Broadband hot-electron photodetection in near-infrared based on plasmonic disordered nanowires

Abstract

Hot-electron photodetectors are attracting increasing interests due to the outstanding capability of detecting low-energy photons below the semiconductor bandgap, operating under room temperature without electrical bias and the potential to be integrated on a chip, which have unique advantages in the field of infrared photodetection. As an emerging strategy for photodetection, the realization of the broadband/efficient absorption and photodetection with easily constructed metal-semiconductor (M-S) nanosystems is of significance.
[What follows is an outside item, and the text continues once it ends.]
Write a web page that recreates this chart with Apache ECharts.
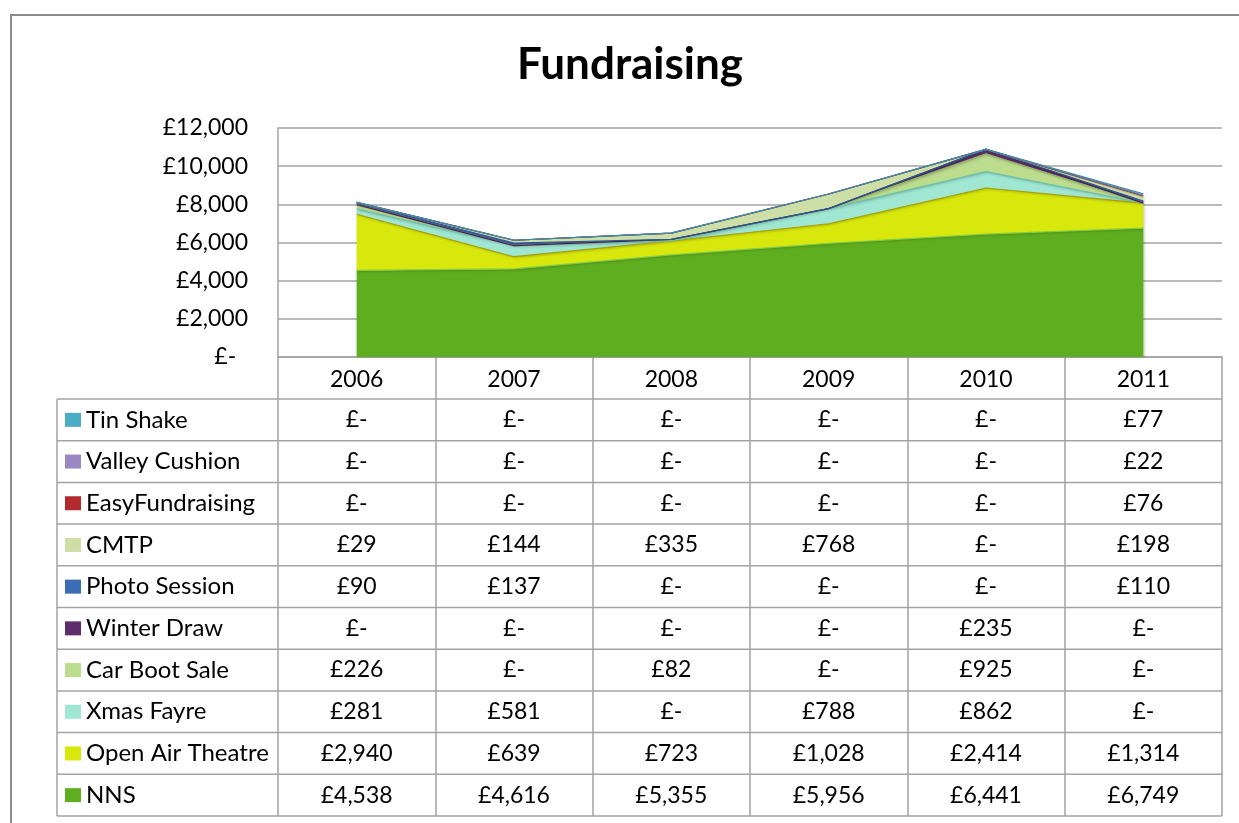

In this study, we propose a hot-electron photodetector based on a thin Au film with a thickness of 10 nm on the disordered silicon nanowires (SiNWs), which is fabricated by the metal-assisted chemical etching. The average absorption of the hot-electron photodetector across the broad wavelength spectral band (i.e., 1200−2400 nm) is higher than 85%, which is contributed from the multiple localized plasmonic resonances in the disordered Au/Si NWs. Benefited from the small thickness of Au film (shorter than the hot electron mean free path), the generated hot electrons have a high transport probability to reach Schottky interface and participate in the interfacial charge transfer process. As a result, the hot-electron photodetector shows a broadband photodetection capability to the wavelength of 2000 nm under the room temperature. The unbiased responsivity reaches 1.2 mA/W at the wavelength of 1300 nm, which is twice of the grating-based hot-electron photodetector. Our proposed hot-electron photodetector based on disordered Au/Si NWs opens up an alternate path to further extend the detection wavelength of Si-based photodetectors with a low-cost and large-area fabrication process, promoting the practical application of hotelectron devices.